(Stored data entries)
* * * * * * * * *
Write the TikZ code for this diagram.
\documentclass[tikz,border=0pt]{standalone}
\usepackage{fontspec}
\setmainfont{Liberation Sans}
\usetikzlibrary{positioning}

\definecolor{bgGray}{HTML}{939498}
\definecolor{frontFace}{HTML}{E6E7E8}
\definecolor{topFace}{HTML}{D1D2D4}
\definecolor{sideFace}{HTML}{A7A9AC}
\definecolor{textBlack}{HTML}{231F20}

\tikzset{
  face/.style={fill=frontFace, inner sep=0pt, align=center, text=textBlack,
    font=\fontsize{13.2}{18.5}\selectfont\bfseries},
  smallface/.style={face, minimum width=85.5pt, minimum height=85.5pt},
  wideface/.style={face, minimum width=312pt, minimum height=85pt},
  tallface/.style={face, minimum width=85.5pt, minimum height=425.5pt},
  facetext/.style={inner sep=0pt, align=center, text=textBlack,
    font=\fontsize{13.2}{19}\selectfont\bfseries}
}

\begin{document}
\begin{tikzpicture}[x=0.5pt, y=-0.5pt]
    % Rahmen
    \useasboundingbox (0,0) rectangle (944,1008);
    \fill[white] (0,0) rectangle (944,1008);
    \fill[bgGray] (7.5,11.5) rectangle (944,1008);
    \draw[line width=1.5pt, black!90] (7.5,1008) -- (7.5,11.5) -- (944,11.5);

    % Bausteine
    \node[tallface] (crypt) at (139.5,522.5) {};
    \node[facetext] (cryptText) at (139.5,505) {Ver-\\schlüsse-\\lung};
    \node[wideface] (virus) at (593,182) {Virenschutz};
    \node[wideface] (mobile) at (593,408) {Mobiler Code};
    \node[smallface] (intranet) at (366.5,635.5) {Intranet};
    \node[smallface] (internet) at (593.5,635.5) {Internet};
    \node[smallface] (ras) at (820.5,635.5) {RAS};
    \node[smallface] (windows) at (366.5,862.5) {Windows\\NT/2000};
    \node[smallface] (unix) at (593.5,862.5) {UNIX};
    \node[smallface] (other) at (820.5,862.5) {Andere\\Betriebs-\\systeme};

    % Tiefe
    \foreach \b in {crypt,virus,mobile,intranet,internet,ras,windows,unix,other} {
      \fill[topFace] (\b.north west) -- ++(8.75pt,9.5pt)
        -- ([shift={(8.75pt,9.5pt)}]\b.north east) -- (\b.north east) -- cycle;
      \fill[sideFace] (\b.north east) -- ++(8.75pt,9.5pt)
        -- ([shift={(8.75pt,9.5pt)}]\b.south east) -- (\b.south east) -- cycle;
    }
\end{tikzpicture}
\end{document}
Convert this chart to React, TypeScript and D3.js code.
* * * * * * * * *
TASK GOAL:
Quote in full each line from the top of the records above through the line with "(other) at (820.5,862.5)"; stop after that line.

CORRECT RESPONSE:
Write the TikZ code for this diagram.
\documentclass[tikz,border=0pt]{standalone}
\usepackage{fontspec}
\setmainfont{Liberation Sans}
\usetikzlibrary{positioning}

\definecolor{bgGray}{HTML}{939498}
\definecolor{frontFace}{HTML}{E6E7E8}
\definecolor{topFace}{HTML}{D1D2D4}
\definecolor{sideFace}{HTML}{A7A9AC}
\definecolor{textBlack}{HTML}{231F20}

\tikzset{
  face/.style={fill=frontFace, inner sep=0pt, align=center, text=textBlack,
    font=\fontsize{13.2}{18.5}\selectfont\bfseries},
  smallface/.style={face, minimum width=85.5pt, minimum height=85.5pt},
  wideface/.style={face, minimum width=312pt, minimum height=85pt},
  tallface/.style={face, minimum width=85.5pt, minimum height=425.5pt},
  facetext/.style={inner sep=0pt, align=center, text=textBlack,
    font=\fontsize{13.2}{19}\selectfont\bfseries}
}

\begin{document}
\begin{tikzpicture}[x=0.5pt, y=-0.5pt]
    % Rahmen
    \useasboundingbox (0,0) rectangle (944,1008);
    \fill[white] (0,0) rectangle (944,1008);
    \fill[bgGray] (7.5,11.5) rectangle (944,1008);
    \draw[line width=1.5pt, black!90] (7.5,1008) -- (7.5,11.5) -- (944,11.5);

    % Bausteine
    \node[tallface] (crypt) at (139.5,522.5) {};
    \node[facetext] (cryptText) at (139.5,505) {Ver-\\schlüsse-\\lung};
    \node[wideface] (virus) at (593,182) {Virenschutz};
    \node[wideface] (mobile) at (593,408) {Mobiler Code};
    \node[smallface] (intranet) at (366.5,635.5) {Intranet};
    \node[smallface] (internet) at (593.5,635.5) {Internet};
    \node[smallface] (ras) at (820.5,635.5) {RAS};
    \node[smallface] (windows) at (366.5,862.5) {Windows\\NT/2000};
    \node[smallface] (unix) at (593.5,862.5) {UNIX};
    \node[smallface] (other) at (820.5,862.5) {Andere\\Betriebs-\\systeme};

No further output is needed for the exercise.